I thought it was a brilliant idea, and I also proposed that not only would it be recorded without any conventional musical instruments but that it would all be recorded on one microphone – obviously with several layers of overdubs. I kept one microphone in a field box ready to be taken out with anything needed to be recorded. The problem with the project is that it seemed to be taking so long to get anything recorded. We'd put up the rubber bands and get a bass line going, and that was a whole day's work. And then drums have to be added to that. The wine glasses were good because they eventually reached a final destination [at the beginning of "Shine on You Crazy Diamond"] on a Pink Floyd album. But we were just going nuts: "This is gonna take years of painstaking recording time." They just abandoned it and said, "We can't go through this," which is a shame.

It was definitely a novel idea.
I think I could go for one song done that way but not a whole album. [Laughs.] I'll think about doing that at some point in the future.

Watch Alan Parsons Project Perform 'One Note Symphony'

It's funny, the 2019 On the Blue Cruise was almost like "Six Degrees of Alan Parsons" with David Pack of Ambrosia, Al Stewart, even the Pink Floyd tribute band.
And Steve Hackett was a recent connection.

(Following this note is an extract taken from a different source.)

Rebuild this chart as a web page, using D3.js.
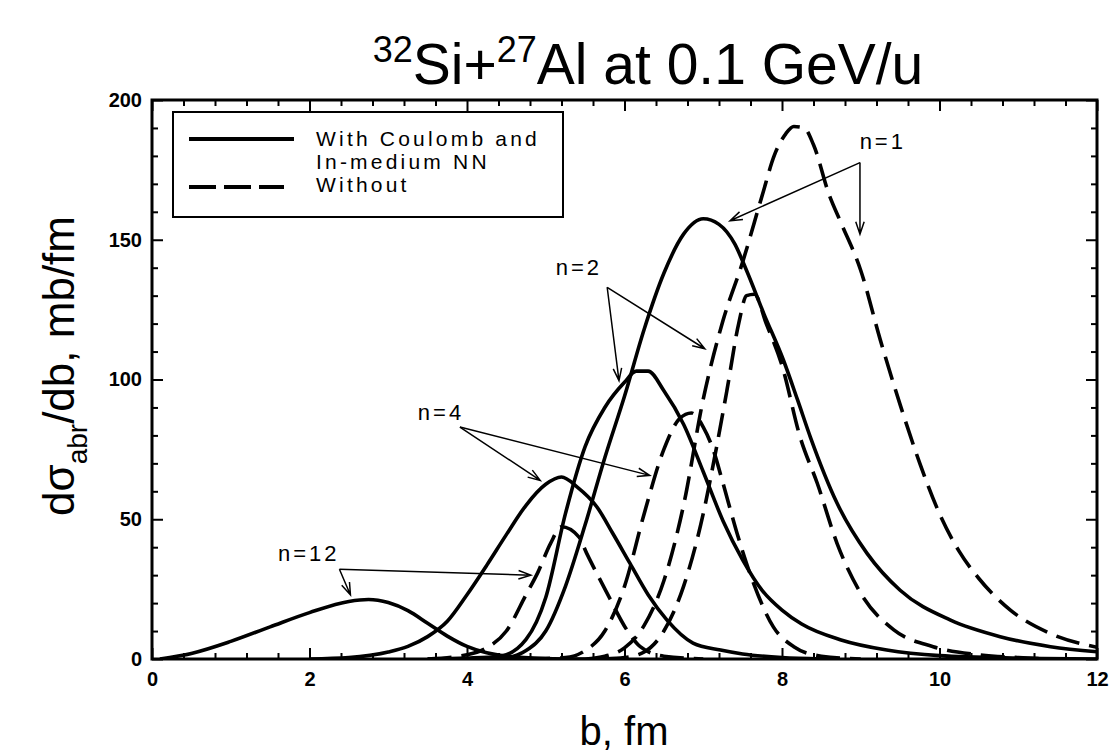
<!DOCTYPE html>
<html>
<head>
<meta charset="utf-8">
<script src="https://cdn.jsdelivr.net/npm/d3@7"></script>
<style>
  body { margin: 0; background: #fff; }
  svg { display: block; }
</style>
</head>
<body>
<svg id="chart" width="1111" height="756"></svg>
<script>
// b (fm), dsigma/db (mb/fm)
// "With Coulomb and In-medium NN" (solid)
const n1With = [[4.0,0],[4.5,0.5],[4.75,3],[5.0,10],[5.25,26],[5.5,48],[5.75,72],[6.0,94],[6.25,118],[6.5,138],[6.75,152],[7.0,157.5],[7.2,155.5],[7.4,148.5],[7.55,139],[7.77,123.5],[8.02,106.8],[8.2,92.5],[8.36,79.4],[8.7,55.7],[9.08,37.8],[9.5,24.6],[10.14,13.9],[10.77,8],[11.41,4.4],[12,2.6]];
const n2With = [[3.5,0],[4.0,0.3],[4.42,1],[4.75,7],[5.0,22],[5.25,52],[5.5,76],[5.75,90],[6.0,99],[6.15,103],[6.3,103],[6.5,96],[6.75,84],[7.0,67],[7.25,49.5],[7.5,35.5],[7.75,24.5],[8.0,17.5],[8.25,12.5],[8.75,6.8],[9.33,3.2],[10,1.2],[11,0.3],[12,0]];
const n4With = [[2.0,0],[2.5,0.5],[3.0,2.5],[3.25,4.5],[3.5,8],[3.75,13.5],[4.0,23],[4.25,33.5],[4.5,44.5],[4.75,55],[5.0,62.5],[5.2,65.1],[5.4,61.5],[5.65,54.4],[5.85,45],[6.07,34.2],[6.3,23],[6.54,13.9],[6.87,5.7],[7.22,3.2],[7.5,1.8],[8.0,0.5],[8.5,0]];
const n12With = [[0.1,0],[0.5,2],[1.0,6.3],[1.5,11.5],[2.0,16.6],[2.5,20.6],[2.75,21.3],[3.0,20.2],[3.25,17.3],[3.5,12.8],[3.75,8.2],[4.0,4.5],[4.25,2.2],[4.5,1.0],[5.0,0.2],[5.5,0]];
// "Without" (dashed)
const n1Without = [[5.5,0],[5.75,1],[6.0,4],[6.25,12],[6.5,28],[6.75,55],[7.0,93],[7.25,121],[7.5,142],[7.75,166],[7.9,180],[8.05,188],[8.15,190.5],[8.28,190],[8.4,184],[8.6,166],[8.75,156],[9.0,139],[9.25,114],[9.5,91],[9.75,70],[10.0,52],[10.25,38.5],[10.5,28.8],[10.9,17.5],[11.4,9.2],[12,4.2]];
const n2Without = [[5.75,0],[6.0,0.5],[6.25,2.5],[6.5,10],[6.75,26],[7.0,52],[7.15,73],[7.3,96],[7.45,120],[7.55,130],[7.65,130.5],[7.8,120],[8.0,105],[8.23,79.4],[8.45,62.7],[8.7,41.3],[9.0,23.5],[9.42,10.4],[9.92,4.4],[10.5,1.5],[11,0.5],[11.5,0]];
const n4Without = [[4.75,0],[5.25,0.5],[5.5,3],[5.75,10],[6.0,26],[6.25,52],[6.5,75],[6.7,86],[6.85,88],[7.0,83],[7.13,74.6],[7.25,63],[7.43,44.9],[7.64,27],[7.89,11.5],[8.15,4.4],[8.5,1],[9.0,0]];
const n12Without = [[3.5,0],[4.0,1.5],[4.25,4],[4.5,10],[4.75,23],[4.9,31],[5.06,41.3],[5.2,47.3],[5.42,43.7],[5.52,37.8],[5.78,23.5],[6.03,10.4],[6.2,4.4],[6.5,1],[7.0,0]];

const xTicks = [0, 2, 4, 6, 8, 10, 12];
const yTicks = [0, 50, 100, 150, 200];

// annotations: label position, arrow start, arrow targets (data units)
const labels = ["n=1", "n=2", "n=4", "n=12"];
const labelPos = [[9.28,185.4],[5.42,140.1],[3.67,88.3],[1.99,37.75]];
const arrowFrom = [[8.99,177.6],[5.78,133],[3.91,83],[2.38,32.1]];
const arrowTo = [
  [[7.34,156.8],[8.99,152]],
  [[5.93,99.6],[7.02,111]],
  [[4.93,63.9],[6.32,65.7]],
  [[2.52,22.9],[4.81,30]]
];

const svg = d3.select("#chart");
const font = "'Liberation Sans', Arial, sans-serif";

const x = d3.scaleLinear().domain([0, 12]).range([152, 1097]);
const y = d3.scaleLinear().domain([0, 200]).range([659, 100]);

svg.append("clipPath").attr("id", "plotClip")
  .append("rect")
  .attr("x", x(0)).attr("y", y(200))
  .attr("width", x(12) - x(0)).attr("height", y(0) - y(200));

// ticks (inward on all four sides)
const minorX = d3.range(0, 12.01, 0.4).filter(v => Math.abs(v / 2 - Math.round(v / 2)) > 0.01);
const minorY = d3.range(0, 201, 10).filter(v => v % 50 !== 0);

[[d3.axisBottom, "translate(0,659)", true], [d3.axisTop, "translate(0,100)", false]].forEach(([ax, tr, lab]) => {
  svg.append("g").attr("transform", tr)
    .call(ax(x).tickValues(xTicks).tickSize(-11).tickPadding(13).tickFormat(lab ? d3.format("d") : ""))
    .call(g => g.select(".domain").remove());
  svg.append("g").attr("transform", tr)
    .call(ax(x).tickValues(minorX).tickSize(-6).tickFormat(""))
    .call(g => g.select(".domain").remove());
});
[[d3.axisLeft, "translate(152,0)", true], [d3.axisRight, "translate(1097,0)", false]].forEach(([ax, tr, lab]) => {
  svg.append("g").attr("transform", tr)
    .call(ax(y).tickValues(yTicks).tickSize(-11).tickPadding(10).tickFormat(lab ? d3.format("d") : ""))
    .call(g => g.select(".domain").remove());
  svg.append("g").attr("transform", tr)
    .call(ax(y).tickValues(minorY).tickSize(-6).tickFormat(""))
    .call(g => g.select(".domain").remove());
});

svg.selectAll(".tick line").attr("stroke", "#000").attr("stroke-width", 2);
svg.selectAll(".tick text")
  .attr("font-family", font)
  .attr("font-size", 20)
  .attr("font-weight", "bold")
  .attr("fill", "#000");

// frame
svg.append("rect")
  .attr("x", x(0)).attr("y", y(200))
  .attr("width", x(12) - x(0)).attr("height", y(0) - y(200))
  .attr("fill", "none").attr("stroke", "#000").attr("stroke-width", 3);

// curves
const line = d3.line()
  .x(d => x(d[0]))
  .y(d => y(d[1]))
  .curve(d3.curveMonotoneX);

const curves = svg.append("g").attr("clip-path", "url(#plotClip)");
[n1With, n2With, n4With, n12With].forEach(s => {
  curves.append("path").attr("d", line(s))
    .attr("fill", "none").attr("stroke", "#000").attr("stroke-width", 3.6)
    .attr("stroke-linejoin", "round");
});
[n1Without, n2Without, n4Without, n12Without].forEach(s => {
  curves.append("path").attr("d", line(s))
    .attr("fill", "none").attr("stroke", "#000").attr("stroke-width", 3.6)
    .attr("stroke-dasharray", "24,10");
});

// legend
const legend = svg.append("g");
legend.append("rect")
  .attr("x", 173).attr("y", 112).attr("width", 390).attr("height", 105)
  .attr("fill", "#fff").attr("stroke", "#000").attr("stroke-width", 2);
legend.append("line").attr("x1", 189).attr("x2", 294).attr("y1", 139).attr("y2", 139)
  .attr("stroke", "#000").attr("stroke-width", 4);
legend.append("line").attr("x1", 189).attr("x2", 284).attr("y1", 187).attr("y2", 187)
  .attr("stroke", "#000").attr("stroke-width", 4).attr("stroke-dasharray", "27,8");
[["With Coulomb and", 146], ["In-medium NN", 169], ["Without", 192]].forEach(([t, yy]) => {
  legend.append("text").attr("x", 316).attr("y", yy).text(t)
    .attr("font-family", font).attr("font-size", 21).attr("letter-spacing", 3.2);
});

// annotations
const ann = svg.append("g");
labels.forEach((t, i) => {
  ann.append("text")
    .attr("x", x(labelPos[i][0])).attr("y", y(labelPos[i][1]) + 8)
    .attr("text-anchor", "middle")
    .attr("font-family", font).attr("font-size", 22).attr("letter-spacing", 3)
    .text(t);
  arrowTo[i].forEach(to => {
    const x1 = x(arrowFrom[i][0]), y1 = y(arrowFrom[i][1]);
    const x2 = x(to[0]), y2 = y(to[1]);
    const a = Math.atan2(y2 - y1, x2 - x1);
    const len = 13, spread = 0.33;
    ann.append("path")
      .attr("d", `M${x1},${y1}L${x2},${y2}` +
        `M${x2 - len * Math.cos(a - spread)},${y2 - len * Math.sin(a - spread)}L${x2},${y2}` +
        `L${x2 - len * Math.cos(a + spread)},${y2 - len * Math.sin(a + spread)}`)
      .attr("fill", "none").attr("stroke", "#000").attr("stroke-width", 1.5);
  });
});

// title
const title = svg.append("text")
  .attr("x", 648).attr("y", 84)
  .attr("text-anchor", "middle")
  .attr("font-family", font).attr("font-size", 57);
title.append("tspan").attr("font-size", 36).attr("dy", -22).text("32");
title.append("tspan").attr("dy", 22).text("Si+");
title.append("tspan").attr("font-size", 36).attr("dy", -22).text("27");
title.append("tspan").attr("dy", 22).text("Al at 0.1 GeV/u");

// axis titles
svg.append("text")
  .attr("x", 624).attr("y", 745)
  .attr("text-anchor", "middle")
  .attr("font-family", font).attr("font-size", 40)
  .text("b, fm");

const yl = svg.append("text")
  .attr("transform", "translate(74,366) rotate(-90)")
  .attr("text-anchor", "middle")
  .attr("font-family", font).attr("font-size", 44);
yl.append("tspan").text("dσ");
yl.append("tspan").attr("font-size", 28).attr("dy", 13).text("abr");
yl.append("tspan").attr("dy", -13).text("/db, mb/fm");
</script>
</body>
</html>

Exactly. Was it a sort of reunion for you?
Let me put it another way: I wasn't left alone for very long. Al had a great little wine-tasting event with a few songs. He's a huge wine aficionado. He managed to spot a bottle of Cabernet Sauvignon [filled] with not-Cabernet-Sauvignon. He read the small print on the bottle, and sure enough it had some Cabernet Franc in it. [Laughs.] He really has incredible taste in wine.

I've always been a huge fan of the first couple Ambrosia albums, which you were involved with, and I feel like we're long overdue for a reissue campaign of that early stuff. Has anyone approached you about that kind of project? Would you be interested?
Yeah, I just spoke to David [recently], and he's full of the joy of having got three of the albums back from the label. So, that might mean a re-release at least. Not sure about a remix. I'd gladly remix it in surround form. I love mixing in surround. Sadly, the albums I did they did not get back, so I don't know what the status is of those. Hopefully, we'll get those back eventually.

When I first heard of the magic theme on The Secret, one of the first things I thought about was "Magic Alex," the infamous Beatles associate who cost the band a fortune with his ill-fated recording-studio experiments. You, of course, saw a lot of that first-hand. Magic is sometimes in the eye of the beholder.
My only memory really is Glyn Johns sitting at the console, shaking his head in disbelief. He said, "I can't work with this." They sent for some consoles to be sent down from Abbey Road, and that's what saved the sessions – the fact that Abbey Road had two mobile consoles laying around that they were able to install. On the last day, we ran those cables up to the rooftop and did the rooftop sessions.

Somehow I didn't realize until recently that photographic evidence exists of you being on the rooftop during the performance.
There are two known shots of me on the roof. But If I wanted to be a film star, I put myself in the wrong place: I was right behind one of the cameras. One place you're not going to become a movie star is if you're behind the camera, not in front of it.